For years, football fans have complained about the National Football League's reluctance to review its rules and policies, especially those that can have a huge impact on the outcome of the game.

From pass-interference to roughing the passer, several rules must be reviewed and changed for the sake of the flow of the game, and it seems like the league has finally listened to the fan's prayers.

According to multiple reports by NBC Sports' Pro Football Talk, the league is currently evaluating three major rule changes: Submitting the roughing the passer penalty to review, and reverting to sudden-death overtime.

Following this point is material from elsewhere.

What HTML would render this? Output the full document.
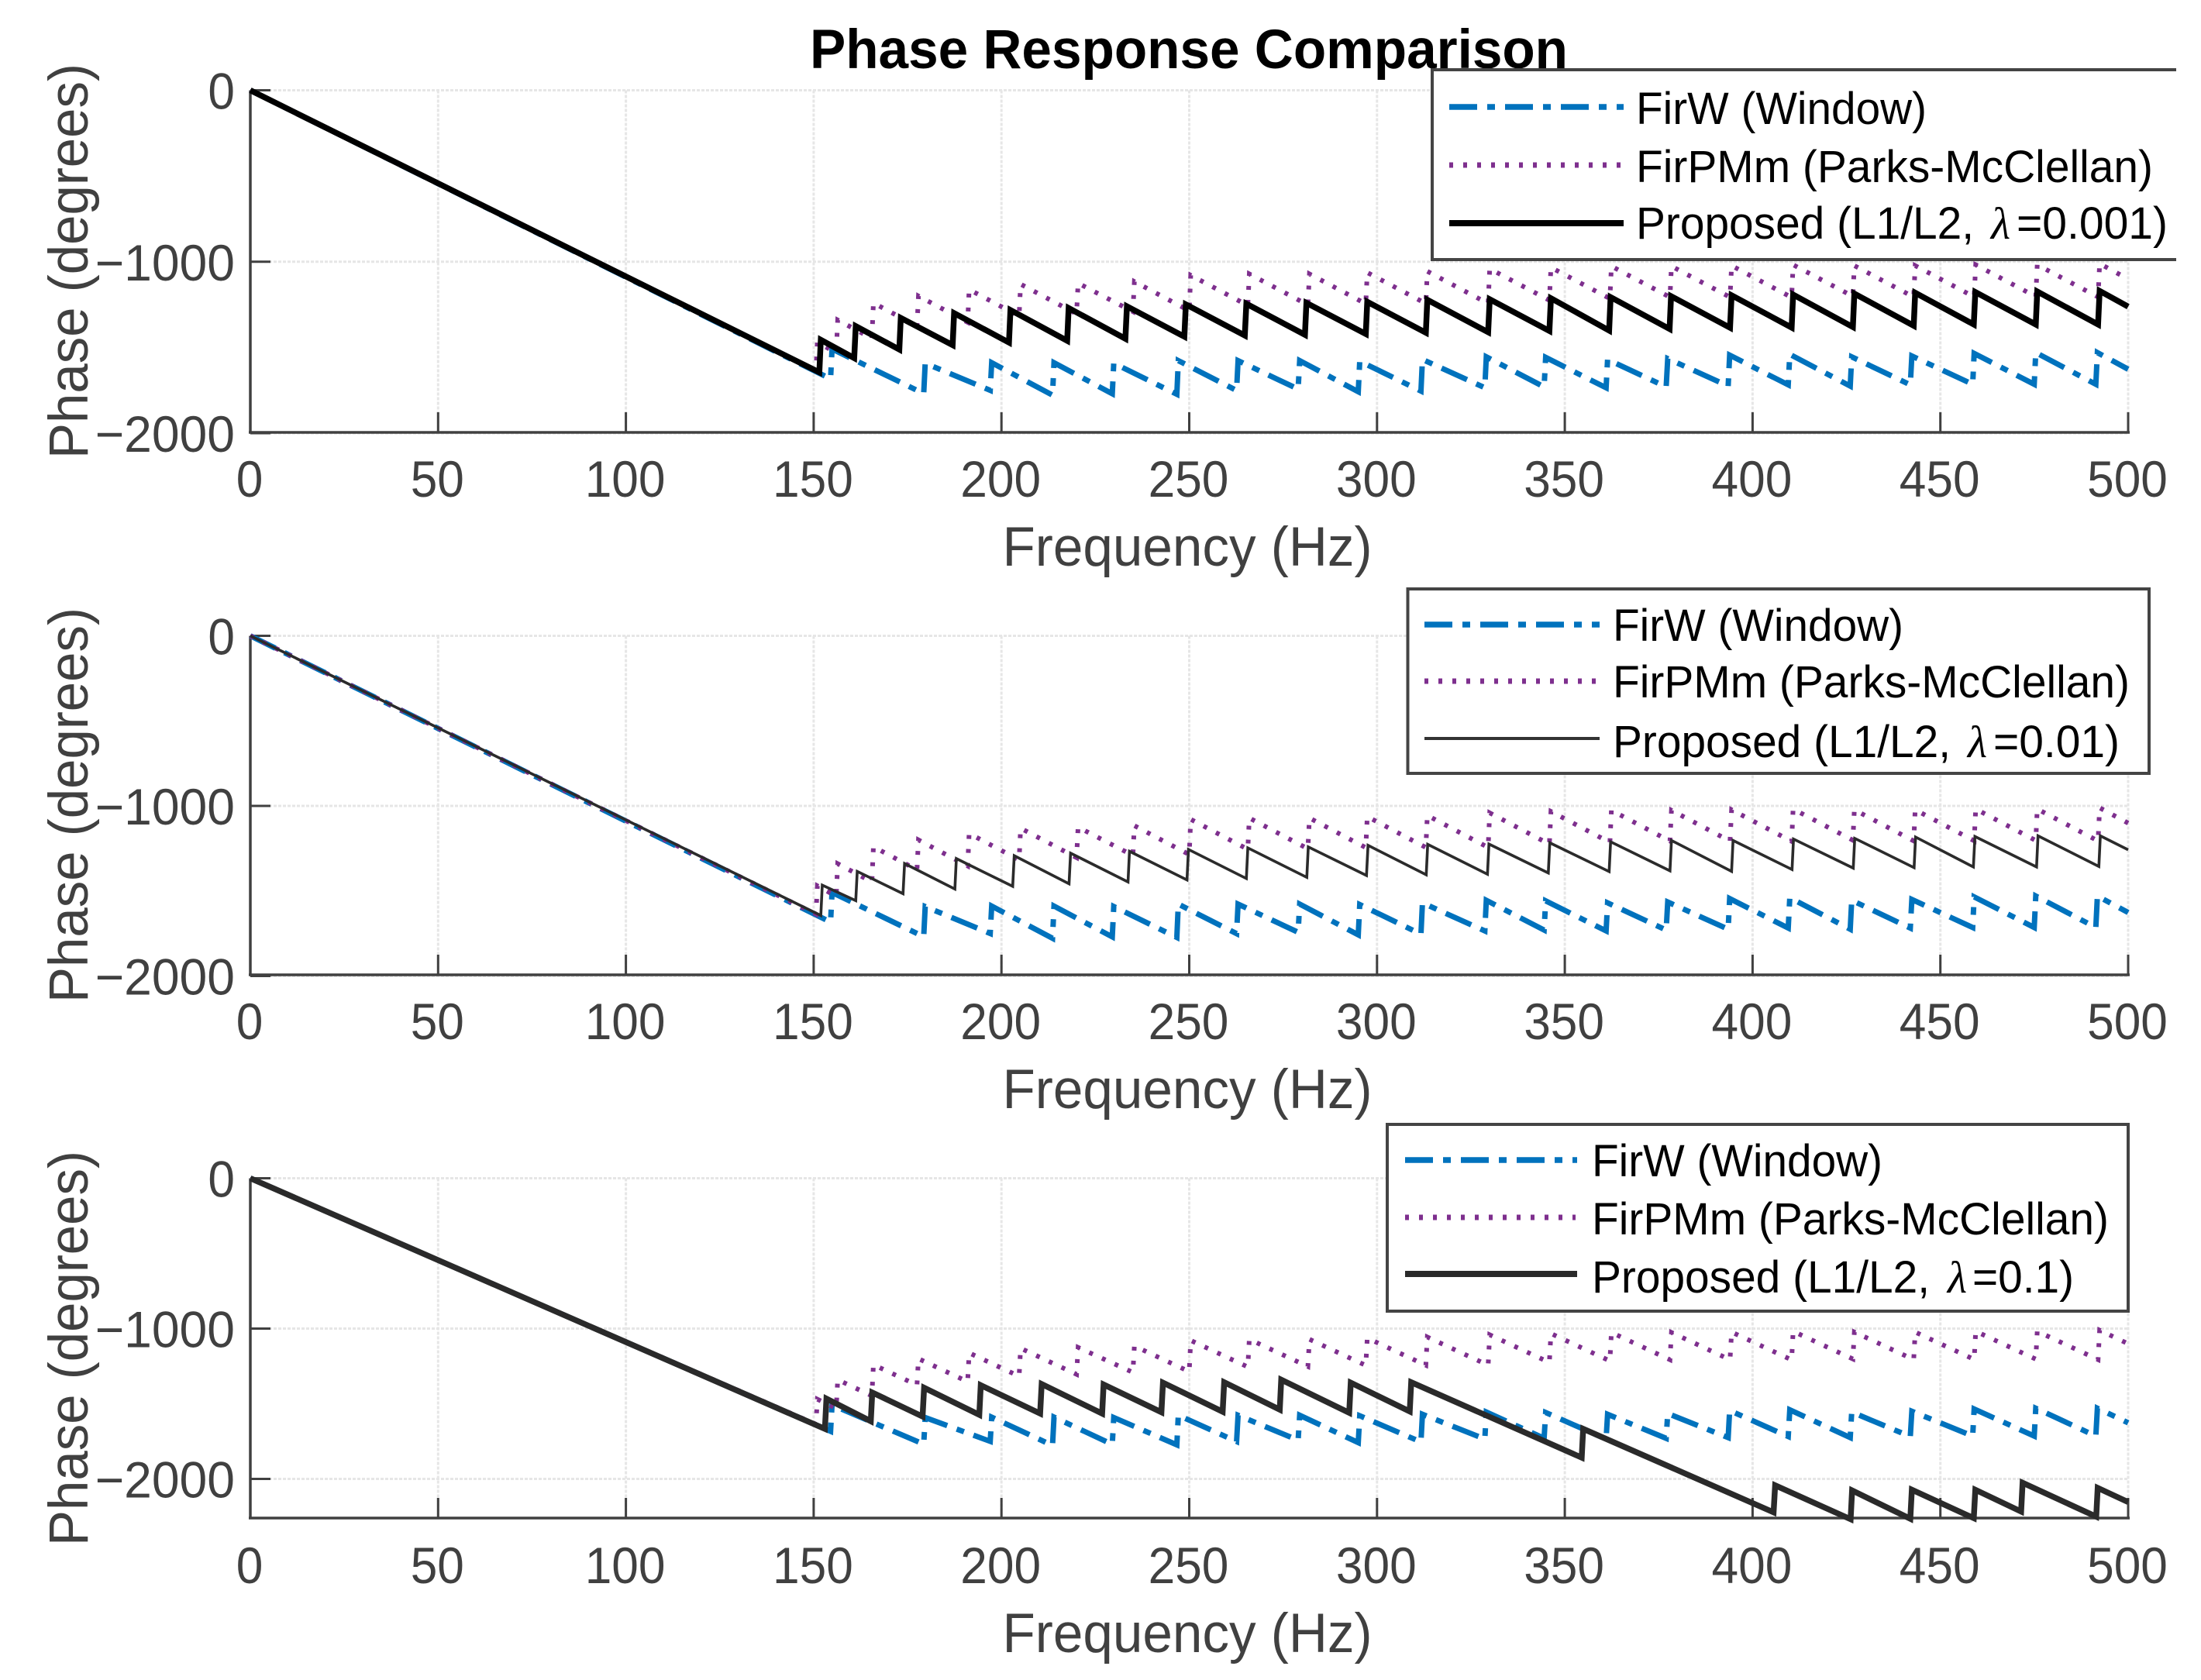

NFL Could Make 'Roughing The Passer' Penalties Subject To Review

It's not a secret that referees have messed up crucial roughing the passer calls over the past couple of years. This way, coaches could actually challenge those calls to extend a drive when needed:

"The replay process would entail scanning on a frame-by-frame basis any and all available angles for any and all potential instances of roughing based on broad, literal application of the rule. (...) And for every interception, which makes the replay process automatic, part of the second look will entail checking to see whether any potential roughing the passer happened," the report claimed.

NFL Is Considering Reverting The Sudden-Death Overtime Rule

Most people remember when the New Orleans Saints advanced to the Super Bowl after a game-winning field goal in the first series of overtime. That's why the league decided to change the overtime rule to sudden death only in the event of a touchdown. Now, however, the league could shift it back to true sudden death to avoid extending games too much:

"So why would the league choose not to make overtime procedures more fair but to turn the clock back to the days when the toss of a coin had a gigantic impact on who won and who lost? Given that the league already has reduced overtime from 15 minutes to 10 minutes in the regular season in order to prevent a team from, for example, playing 75 minutes on Sunday and another 75 minutes four days later, the move to re-embrace true sudden-death overtime could be part of laying the foundation for more short-week games," the report said.

Then again, none of this will do any good unless the league starts holding the referees accountable for the blatant mistakes they make week in and week out. Then and only then, the game will be fair.